If you’re sitting at the bar, and you look up toward the ceiling, your immediate instinct will be to hop off your chair and run. Thin uniform shards of steel float in the air, hanging from fishing wire. Once you overcome your flight instinct, you want to touch it. You can almost feel the ceiling beneath your hand; it feels like a nail statue from The Sharper Image. The lengthy rectangular windows are dressed in chain mail, and as the light hits, you’re certain the walls are moving. I sat in my chair, taking it all in, along with a really lovely Sancerre, and it got me to thinking about pennies in wishing fountains. I think it was the metal curtains, which looked like neatly fallen stacks of polished pennies. It was beautiful and warm in a way I never thought gray metal could be. It feels like you’re in an Escher drawing, lost in some stereogram world where things pop at you after staring for long enough.
You lose yourself. But I guess that’s true with all mostly-empty hotel bars. You always feel like a stranger in them. They’re the same everywhere, regardless of the city. They smell of mahogany, linen, and brass polish; they smell like London.
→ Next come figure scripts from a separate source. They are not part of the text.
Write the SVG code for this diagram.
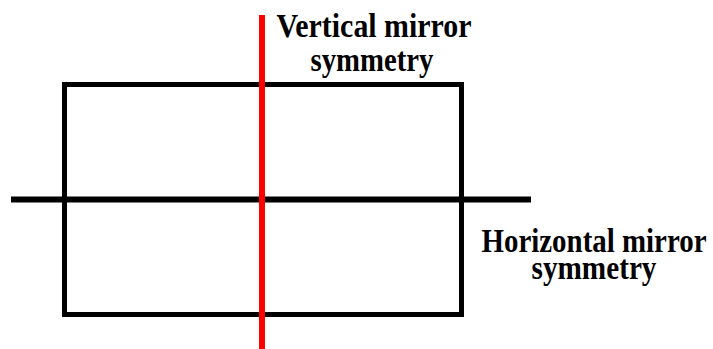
<svg xmlns="http://www.w3.org/2000/svg" width="713" height="349" viewBox="0 0 713 349">
<style>
.lbl{font-family:"Liberation Serif","Times New Roman",serif;font-weight:bold;font-size:34px;fill:#000;text-anchor:middle}
</style>
<rect width="713" height="349" fill="#fff"/>
<g id="rectangle"><rect x="64.5" y="84.5" width="397" height="230" fill="none" stroke="#000" stroke-width="5"/></g>
<g id="connectors">
<line x1="11" y1="199.5" x2="531" y2="199.5" stroke="#000" stroke-width="6"/>
<line x1="262" y1="15" x2="262" y2="349" stroke="#f00" stroke-width="6"/>
</g>
<g id="vertical-label">
<text class="lbl" x="374" y="36.5" textLength="195" lengthAdjust="spacingAndGlyphs">Vertical mirror</text>
<text class="lbl" x="372" y="71" textLength="123" lengthAdjust="spacingAndGlyphs">symmetry</text>
</g>
<g id="horizontal-label">
<text class="lbl" x="594" y="251.5" textLength="225" lengthAdjust="spacingAndGlyphs">Horizontal mirror</text>
<text class="lbl" x="594" y="278.5" textLength="125" lengthAdjust="spacingAndGlyphs">symmetry</text>
</g>
</svg>
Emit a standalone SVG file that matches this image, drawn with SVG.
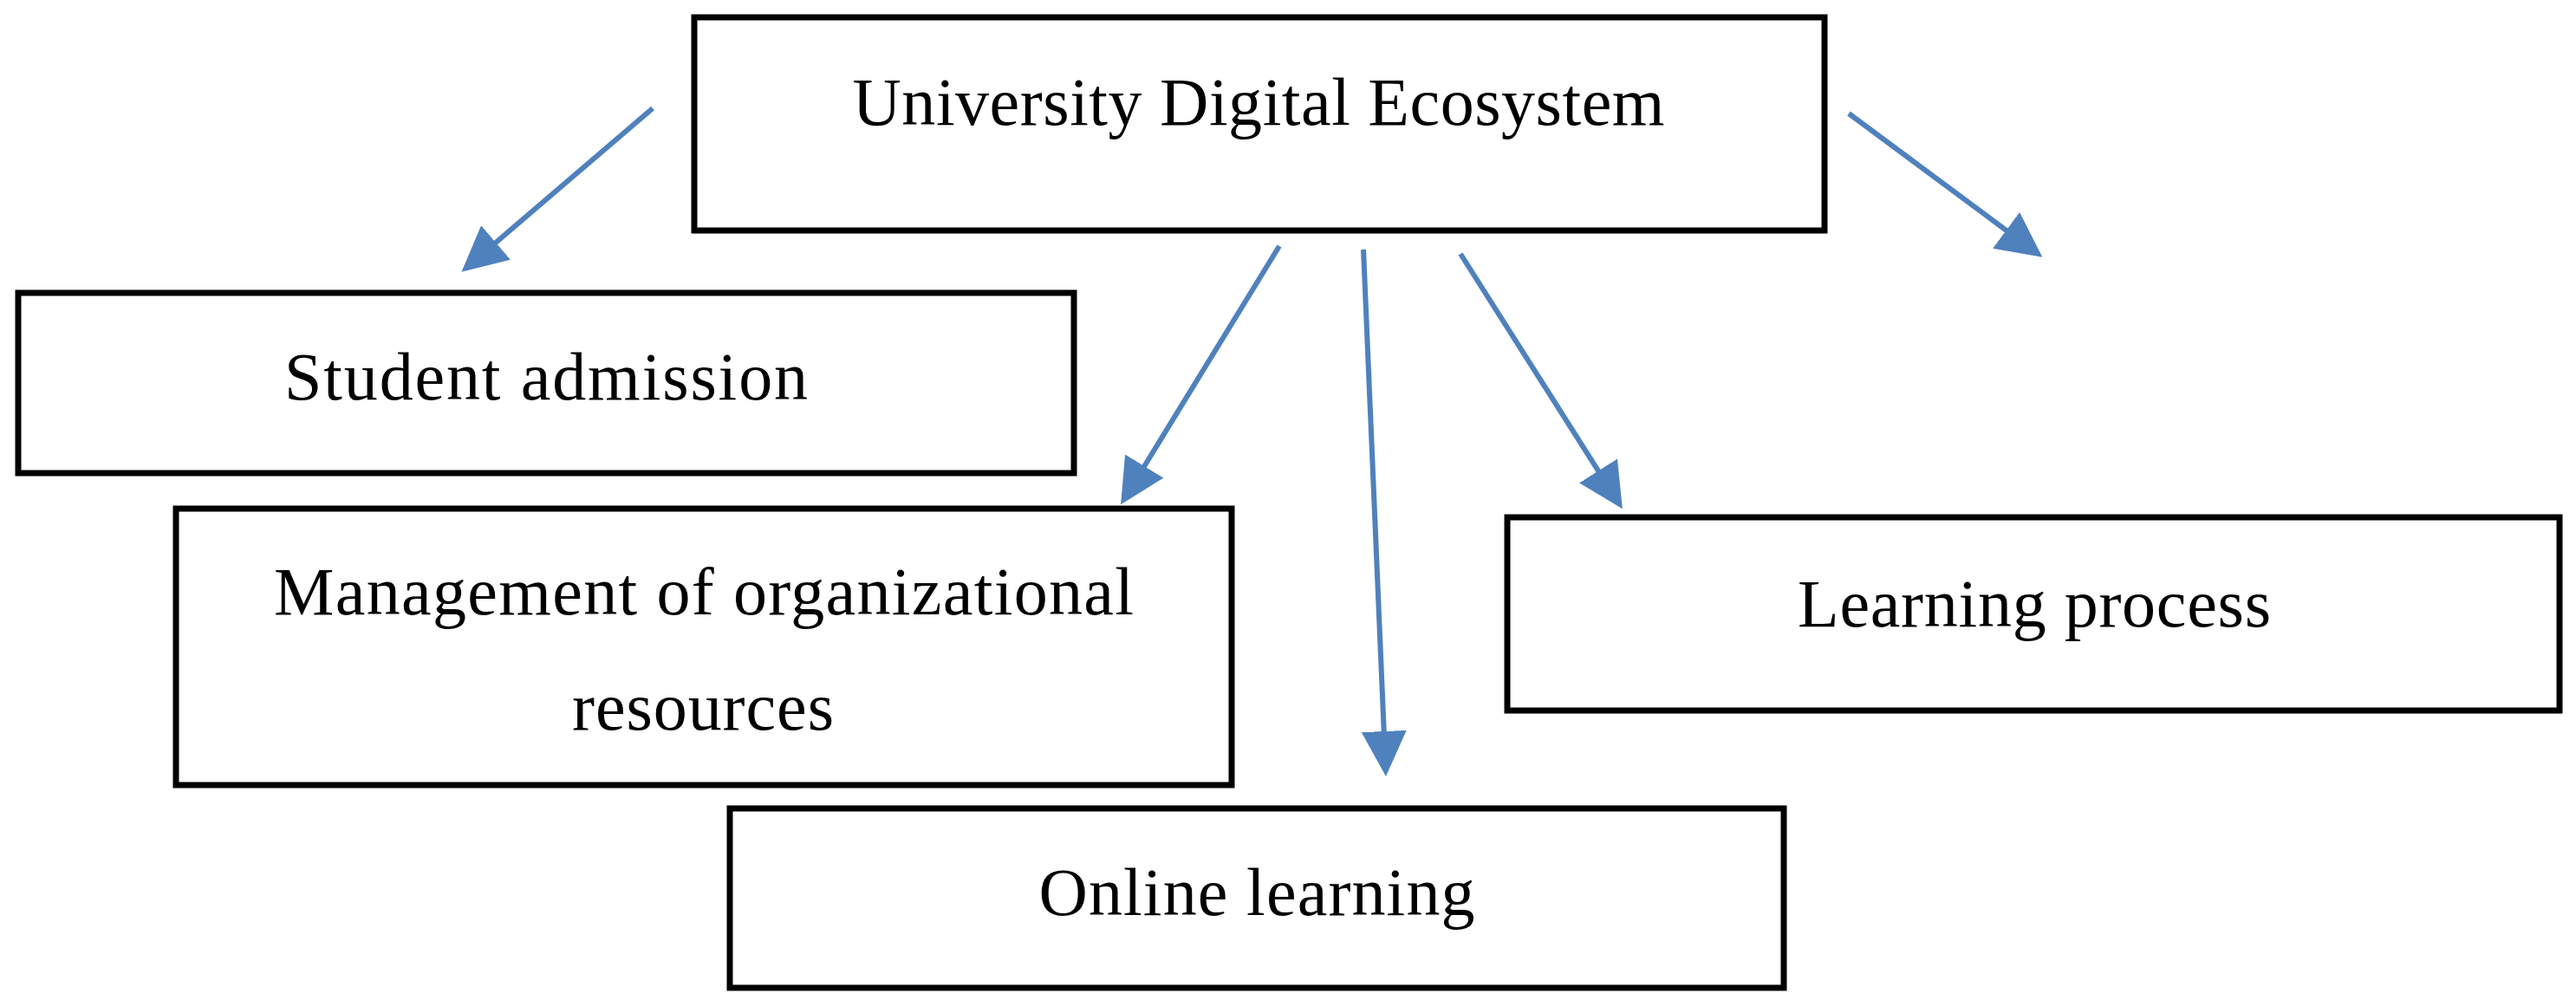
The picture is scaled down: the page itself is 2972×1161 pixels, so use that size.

Sometimes our lives feel so small and insular. We know our friends and all their stories, but on our way to work, we see a city full of quick-paced strangers, with their own friends and insular stories. They all have favorite tv shows and pet names for their friends, and we know none of their secrets. Yet, we still live small. I like half-empty hotel bars that will never feel half-full. They let me feel like a stranger at a beginning.